5. [Mirrorless COnversion] - In my opinion mirrorless cameras offer the best option for conversion of any camera type and especially for multiple spectrums. Apart from being smaller/lighter there are several reasons for this:
- Electronic viewfinders will show the IR effects in real-time
- Legacy lenses can be adapted cheaply and they often have IR focus markings
- Options to put filters inside the adapters are now emerging (OWL)
- AF is more reliable with different spectrums
- Focus peaking works for IR just like colour and its brilliant
Tips On Filter (mostly for options 1 & 2)
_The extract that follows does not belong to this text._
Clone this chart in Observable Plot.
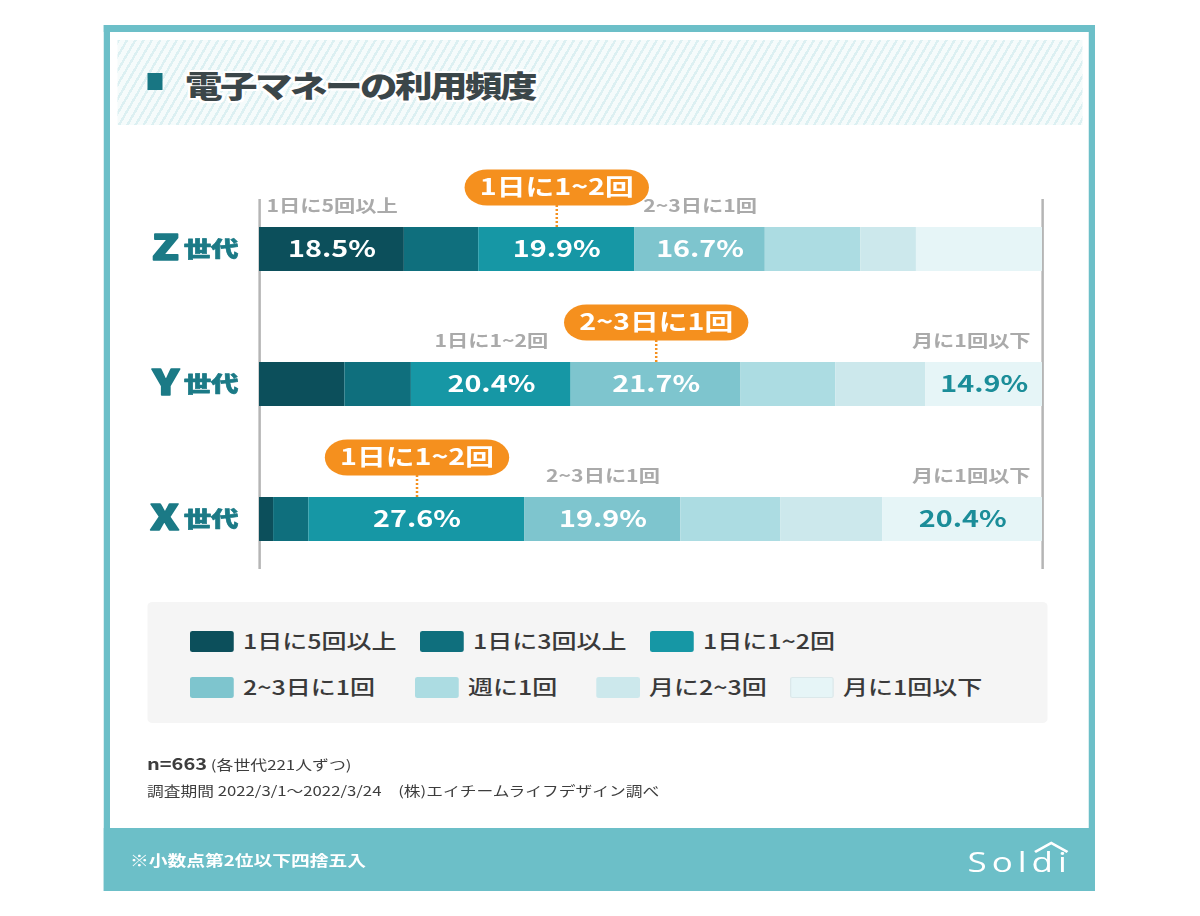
<!DOCTYPE html>
<html>
<head>
<meta charset="utf-8">
<script src="https://cdn.jsdelivr.net/npm/d3@7"></script>
<script src="https://cdn.jsdelivr.net/npm/@observablehq/plot@0.6"></script>
<style>
  html, body { margin: 0; padding: 0; background: #fff; overflow: hidden; }
  body { font-family: "Noto Sans CJK JP", "Noto Sans", sans-serif; }
  #page { position: relative; width: 960px; height: 916px; transform: scaleX(1.25); transform-origin: 0 0; }
  #frame { position: absolute; left: 83.2px; top: 25px; width: 792.8px; height: 866px; box-sizing: border-box;
           border-top: 7px solid #6cbfc8; border-left: 5.6px solid #6cbfc8; border-right: 5.6px solid #6cbfc8; }
  #titleband { position: absolute; left: 94.4px; top: 40px; width: 771.2px; height: 85px;
           background: repeating-linear-gradient(115deg, #dcf0f2 0px, #dcf0f2 2px, #f5fbfb 2px, #f5fbfb 6px); }
  #titlemark { position: absolute; left: 118.4px; top: 73px; width: 12px; height: 17px; background: #187683; }
  #title { position: absolute; left: 148px; top: 62px; font-size: 30px; line-height: 44px; font-weight: 900;
           letter-spacing: -2px; color: #3b4649; white-space: nowrap;
           text-shadow: 2px 0 #fff, -2px 0 #fff, 0 2px #fff, 0 -2px #fff, 2px 2px #fff, -2px -2px #fff, 2px -2px #fff, -2px 2px #fff; }
  #chart { position: absolute; left: 0; top: 140px; }
  #legend { position: absolute; left: 117.6px; top: 602px; width: 720px; height: 121px; background: #f5f5f5; border-radius: 4px; }
  .item { position: absolute; display: flex; align-items: center; height: 24px; white-space: nowrap; }
  .sw { width: 35.2px; height: 21px; border-radius: 2px; box-sizing: border-box; }
  .lab { margin-left: 7.2px; font-size: 20px; font-weight: 500; color: #3a3a3a; line-height: 24px; }
  #notes { position: absolute; left: 117.6px; top: 750px; color: #3d3d3d; white-space: nowrap; }
  #notes .l1 { font-size: 13.5px; line-height: 26px; }
  #notes .l1 b { font-size: 16px; font-weight: 700; }
  #notes .l2 { font-size: 13.4px; line-height: 26px; }
  #footer { position: absolute; left: 83.2px; top: 828px; width: 792.8px; height: 63px; background: #6cbfc8; }
  #footnote { position: absolute; left: 104px; top: 848px; font-size: 15px; line-height: 24px; font-weight: 700; color: #fff; white-space: nowrap; }
  #logo { position: absolute; left: 774px; top: 841px; color: #fff; font-family: "Open Sans", sans-serif; font-size: 28px;
          font-weight: 400; letter-spacing: 4px; line-height: 40px; }
  #roof { position: absolute; left: 826px; top: 841px; }
</style>
</head>
<body>
<div id="page">
  <div id="frame"></div>
  <div id="titleband"></div>
  <div id="titlemark"></div>
  <div id="title">電子マネーの利用頻度</div>
  <div id="chart"></div>
  <div id="legend"></div>
  <div id="notes">
    <div class="l1"><b>n=663</b> (各世代221人ずつ)</div>
    <div class="l2">調査期間 2022/3/1～2022/3/24　(株)エイチームライフデザイン調べ</div>
  </div>
  <div id="footer"></div>
  <div id="footnote">※小数点第2位以下四捨五入</div>
  <div id="logo">Soldi</div>
  <svg id="roof" width="30" height="14"><polyline points="2,11 15,2 28,11" fill="none" stroke="#fff" stroke-width="2.4"/></svg>
</div>
<script>
// ---- data ----
const generations = ["Z世代", "Y世代", "X世代"];
const categories = ["1日に5回以上", "1日に3回以上", "1日に1~2回", "2~3日に1回", "週に1回", "月に2~3回", "月に1回以下"];
const zValues = [18.5, 9.5, 19.9, 16.7, 12.2, 7.1, 16.1];
const yValues = [10.9, 8.5, 20.4, 21.7, 12.1, 11.5, 14.9];
const xValues = [1.8, 4.5, 27.6, 19.9, 12.8, 13.0, 20.4];
const colors = ["#0c4f5b", "#0f6f7d", "#1697a5", "#7ec5ce", "#acdce2", "#cce8ec", "#e6f5f7"];

// ---- derived table ----
const seriesByGen = [zValues, yValues, xValues];
const rows = [];
generations.forEach((g, gi) => {
  const vals = seriesByGen[gi];
  let start = 0;
  vals.forEach((v, ci) => {
    const rank = vals.filter(o => o > v).length;
    rows.push({gen: g, cat: categories[ci], ci, value: v, start, mid: start + v / 2, end: start + v,
               rank, shown: rank < 3, isMax: rank === 0});
    start += v;
  });
});

const orange = "#f5901e";
const teal = "#1b7a86";
const pct = d => d.value.toFixed(1) + "%";

const chart = Plot.plot({
  width: 960,
  height: 440,
  marginLeft: 207.2,
  marginRight: 126.4,
  marginTop: 59,
  marginBottom: 11,
  x: {domain: [0, 100], axis: null},
  y: {domain: generations, axis: null, paddingInner: 0.676, paddingOuter: 0.1985},
  color: {domain: categories, range: colors},
  style: {fontFamily: "'Noto Sans CJK JP', sans-serif", background: "transparent", overflow: "visible"},
  marks: [
    Plot.ruleX([0, 100], {stroke: "#b5b5b5", strokeWidth: 2}),
    Plot.barX(rows, Plot.stackX({x: "value", y: "gen", fill: "cat"})),
    // value labels
    Plot.text(rows, Plot.stackX({x: "value", y: "gen",
      text: d => (d.shown && d.ci < 4) ? pct(d) : null,
      fill: "#ffffff", fontSize: 23, fontWeight: 700})),
    Plot.text(rows, Plot.stackX({x: "value", y: "gen",
      text: d => (d.shown && d.ci >= 4) ? pct(d) : null,
      fill: "#1b8d99", fontSize: 23, fontWeight: 700})),
    // grey category annotations
    Plot.text(rows.filter(d => d.shown && !d.isMax && d.ci < categories.length - 1), {
      x: "mid", y: "gen", text: "cat", dy: -43, fill: "#aaaaaa", fontSize: 17, fontWeight: 700}),
    Plot.text(rows.filter(d => d.shown && !d.isMax && d.ci === categories.length - 1), {
      x: "end", y: "gen", text: "cat", dy: -43, dx: -9.6, textAnchor: "end", fill: "#aaaaaa", fontSize: 17, fontWeight: 700}),
    // orange callouts
    Plot.tickX(rows.filter(d => d.isMax), {x: "mid", y: "gen", stroke: orange, strokeWidth: 2,
      strokeDasharray: "2,2", dy: -22, insetBottom: 22}),
    Plot.link(rows.filter(d => d.isMax), {x1: d => d.mid - 8.9, x2: d => d.mid + 8.9, y1: "gen", y2: "gen",
      dy: -62, stroke: orange, strokeWidth: 36, strokeLinecap: "round"}),
    Plot.text(rows.filter(d => d.isMax), {x: "mid", y: "gen", text: "cat", dy: -62,
      fill: "#ffffff", fontSize: 23, fontWeight: 700}),
    // generation labels
    Plot.text(generations, {y: d => d, frameAnchor: "left", dx: -16.8, textAnchor: "end",
      text: d => d.slice(1), fill: teal, stroke: teal, strokeWidth: 0.6, fontSize: 22, fontWeight: 900}),
    Plot.text(generations, {y: d => d, frameAnchor: "left", dx: -64.5, dy: -1, textAnchor: "end",
      text: d => d[0], fill: teal, stroke: teal, strokeWidth: 1.6, fontSize: 35, fontWeight: 900})
  ]
});
document.getElementById("chart").appendChild(chart);

// ---- legend ----
const legendRows = [[0, 1, 2], [3, 4, 5, 6]];
const rowLefts = [[34.4, 218.4, 402.4], [34.4, 214.4, 359.2, 514.4]];
const rowTops = [27, 73];
const legend = document.getElementById("legend");
legendRows.forEach((r, ri) => {
  r.forEach((ci, k) => {
    const item = document.createElement("div");
    item.className = "item";
    item.style.left = rowLefts[ri][k] + "px";
    item.style.top = rowTops[ri] + "px";
    const sw = document.createElement("div");
    sw.className = "sw";
    sw.style.background = colors[ci];
    if (ci === categories.length - 1) sw.style.border = "1px solid #dbe8ea";
    const lab = document.createElement("div");
    lab.className = "lab";
    lab.textContent = categories[ci];
    item.appendChild(sw);
    item.appendChild(lab);
    legend.appendChild(item);
  });
});
</script>
</body>
</html>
Your choice of filter type here is rather limited when using a non-converted camera. Not aggressive enough and you will just get a red image (probably because the filter will look red to the eye (600nm or less). Too aggressive and the internal filter will not let enough light through. Exposure times will be too long or images will just be black (800nm or more). A good sweet spot is 700nm. 720nm is the most common, like the Hoya R72, but you can get very cheap filters off of ebay (usually from China) for less than £10. This is what I would advise if you just want to dip your toe into the infrared photo world.
For filter advise with full spectrum conversions I will write a more detailed post (coming soon)
Notes On Conversion (options 3-5)
Almost all digital camera come with a filter in front of the sensor that blocks out most infrared light (which is is done to improve colours). Luckily this filter can be removed and replace with something that allows infrared light to pass through to the sensor. There are 3 main options here*:
- Infrared [Choices] (replacing camera's hot-mirror with an infrared filter)
- Dual Colour (lets in colour and infrared, but not ultraviolet)
- Full Spectrum (lets in colur, infrared & ultraviolet)
* but it's worth noting that most will damage or destroy your ability to take colour images, so this is only really advised on an older camera that you have, or if you are buying a second camera / camera body.
** IR Conversion Choice
When considering converting a camera you have a few options. It all depends on how much colour you want to allow in as well as infrared. 565nm (often refered to as 'goldie') for example, will let in a lot of colour. This will increase your options for processing, but if processing images to pure black and white infrared there will be less contrast (skies won't be as deep black).
Although it depends on what you like the look of and how flexible you want your camera to be I am going to make a suggestion here. Unless you absolutely hate colour IR, or you're converting a cheap DSLR, or you have plenty of money to burn on an experimental conversion, I'd advise to NOT have an aggressive internal infrared filter installed (like 850nm or more). The reason for this is that you can convert your camera to the least aggressive IR type that you like, let's say 650nm. You can then add filters to the front of the lens that are higher than that (720nm, 850nm etc.) and have the best of both worlds. This will work on DLSR's if they have live-view, but is a much better option on mirrorless EVF cameras.